--- BEGIN COLLECTED DATA ---

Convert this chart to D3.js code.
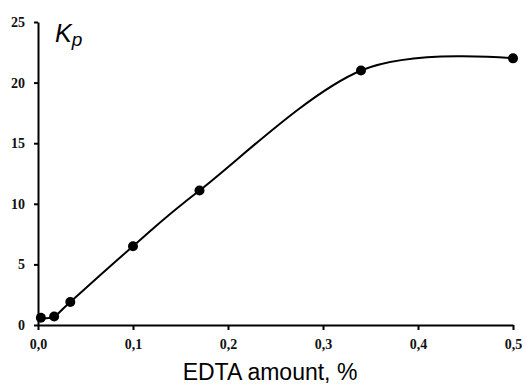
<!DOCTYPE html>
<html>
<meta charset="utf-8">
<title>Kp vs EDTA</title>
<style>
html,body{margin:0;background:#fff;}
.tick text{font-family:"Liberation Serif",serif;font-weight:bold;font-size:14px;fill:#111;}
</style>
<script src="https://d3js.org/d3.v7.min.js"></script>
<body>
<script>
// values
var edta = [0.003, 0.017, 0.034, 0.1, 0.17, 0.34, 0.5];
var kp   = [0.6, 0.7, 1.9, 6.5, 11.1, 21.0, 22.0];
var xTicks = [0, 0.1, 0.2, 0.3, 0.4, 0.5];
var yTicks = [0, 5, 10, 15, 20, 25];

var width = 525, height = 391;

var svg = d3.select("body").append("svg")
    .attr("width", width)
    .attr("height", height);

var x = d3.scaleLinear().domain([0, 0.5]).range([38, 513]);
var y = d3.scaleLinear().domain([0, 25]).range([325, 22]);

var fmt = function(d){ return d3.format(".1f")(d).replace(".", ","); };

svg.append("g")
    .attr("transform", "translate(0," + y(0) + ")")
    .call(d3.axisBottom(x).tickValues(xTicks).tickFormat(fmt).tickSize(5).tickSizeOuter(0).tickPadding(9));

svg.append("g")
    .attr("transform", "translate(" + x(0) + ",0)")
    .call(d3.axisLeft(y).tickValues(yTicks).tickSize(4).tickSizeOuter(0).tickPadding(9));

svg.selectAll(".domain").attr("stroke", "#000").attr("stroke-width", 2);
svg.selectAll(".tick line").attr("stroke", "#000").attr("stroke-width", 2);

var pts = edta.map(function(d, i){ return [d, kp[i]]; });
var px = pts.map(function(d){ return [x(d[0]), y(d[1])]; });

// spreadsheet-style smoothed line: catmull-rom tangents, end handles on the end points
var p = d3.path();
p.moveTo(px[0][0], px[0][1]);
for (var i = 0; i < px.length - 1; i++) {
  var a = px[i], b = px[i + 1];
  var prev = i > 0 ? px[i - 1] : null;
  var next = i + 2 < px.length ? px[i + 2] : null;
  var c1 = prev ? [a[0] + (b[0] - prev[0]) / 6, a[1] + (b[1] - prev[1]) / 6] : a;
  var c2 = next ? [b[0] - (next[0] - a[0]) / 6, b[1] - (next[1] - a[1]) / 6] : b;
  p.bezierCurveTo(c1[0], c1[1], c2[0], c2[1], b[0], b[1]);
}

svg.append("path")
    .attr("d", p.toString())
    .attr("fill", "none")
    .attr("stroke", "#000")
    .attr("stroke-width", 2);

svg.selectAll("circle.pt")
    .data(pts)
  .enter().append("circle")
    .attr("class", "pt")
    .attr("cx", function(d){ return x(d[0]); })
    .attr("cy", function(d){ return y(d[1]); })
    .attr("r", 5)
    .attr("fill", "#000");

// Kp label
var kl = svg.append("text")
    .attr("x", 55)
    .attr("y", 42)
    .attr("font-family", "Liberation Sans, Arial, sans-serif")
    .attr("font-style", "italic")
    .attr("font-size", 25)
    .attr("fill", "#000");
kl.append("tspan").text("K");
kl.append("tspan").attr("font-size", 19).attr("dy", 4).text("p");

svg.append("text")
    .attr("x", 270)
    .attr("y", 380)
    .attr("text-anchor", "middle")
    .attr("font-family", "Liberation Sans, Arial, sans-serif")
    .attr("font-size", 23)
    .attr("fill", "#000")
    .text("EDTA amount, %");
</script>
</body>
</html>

--- END COLLECTED DATA ---

• EXERCISE BRIEF: Omit the pictures and give the material again, exactly and in full.

• EXERCISE RESULT:
Convert this chart to D3.js code.
<!DOCTYPE html>
<html>
<meta charset="utf-8">
<title>Kp vs EDTA</title>
<style>
html,body{margin:0;background:#fff;}
.tick text{font-family:"Liberation Serif",serif;font-weight:bold;font-size:14px;fill:#111;}
</style>
<script src="https://d3js.org/d3.v7.min.js"></script>
<body>
<script>
// values
var edta = [0.003, 0.017, 0.034, 0.1, 0.17, 0.34, 0.5];
var kp   = [0.6, 0.7, 1.9, 6.5, 11.1, 21.0, 22.0];
var xTicks = [0, 0.1, 0.2, 0.3, 0.4, 0.5];
var yTicks = [0, 5, 10, 15, 20, 25];

var width = 525, height = 391;

var svg = d3.select("body").append("svg")
    .attr("width", width)
    .attr("height", height);

var x = d3.scaleLinear().domain([0, 0.5]).range([38, 513]);
var y = d3.scaleLinear().domain([0, 25]).range([325, 22]);

var fmt = function(d){ return d3.format(".1f")(d).replace(".", ","); };

svg.append("g")
    .attr("transform", "translate(0," + y(0) + ")")
    .call(d3.axisBottom(x).tickValues(xTicks).tickFormat(fmt).tickSize(5).tickSizeOuter(0).tickPadding(9));

svg.append("g")
    .attr("transform", "translate(" + x(0) + ",0)")
    .call(d3.axisLeft(y).tickValues(yTicks).tickSize(4).tickSizeOuter(0).tickPadding(9));

svg.selectAll(".domain").attr("stroke", "#000").attr("stroke-width", 2);
svg.selectAll(".tick line").attr("stroke", "#000").attr("stroke-width", 2);

var pts = edta.map(function(d, i){ return [d, kp[i]]; });
var px = pts.map(function(d){ return [x(d[0]), y(d[1])]; });

// spreadsheet-style smoothed line: catmull-rom tangents, end handles on the end points
var p = d3.path();
p.moveTo(px[0][0], px[0][1]);
for (var i = 0; i < px.length - 1; i++) {
  var a = px[i], b = px[i + 1];
  var prev = i > 0 ? px[i - 1] : null;
  var next = i + 2 < px.length ? px[i + 2] : null;
  var c1 = prev ? [a[0] + (b[0] - prev[0]) / 6, a[1] + (b[1] - prev[1]) / 6] : a;
  var c2 = next ? [b[0] - (next[0] - a[0]) / 6, b[1] - (next[1] - a[1]) / 6] : b;
  p.bezierCurveTo(c1[0], c1[1], c2[0], c2[1], b[0], b[1]);
}

svg.append("path")
    .attr("d", p.toString())
    .attr("fill", "none")
    .attr("stroke", "#000")
    .attr("stroke-width", 2);

svg.selectAll("circle.pt")
    .data(pts)
  .enter().append("circle")
    .attr("class", "pt")
    .attr("cx", function(d){ return x(d[0]); })
    .attr("cy", function(d){ return y(d[1]); })
    .attr("r", 5)
    .attr("fill", "#000");

// Kp label
var kl = svg.append("text")
    .attr("x", 55)
    .attr("y", 42)
    .attr("font-family", "Liberation Sans, Arial, sans-serif")
    .attr("font-style", "italic")
    .attr("font-size", 25)
    .attr("fill", "#000");
kl.append("tspan").text("K");
kl.append("tspan").attr("font-size", 19).attr("dy", 4).text("p");

svg.append("text")
    .attr("x", 270)
    .attr("y", 380)
    .attr("text-anchor", "middle")
    .attr("font-family", "Liberation Sans, Arial, sans-serif")
    .attr("font-size", 23)
    .attr("fill", "#000")
    .text("EDTA amount, %");
</script>
</body>
</html>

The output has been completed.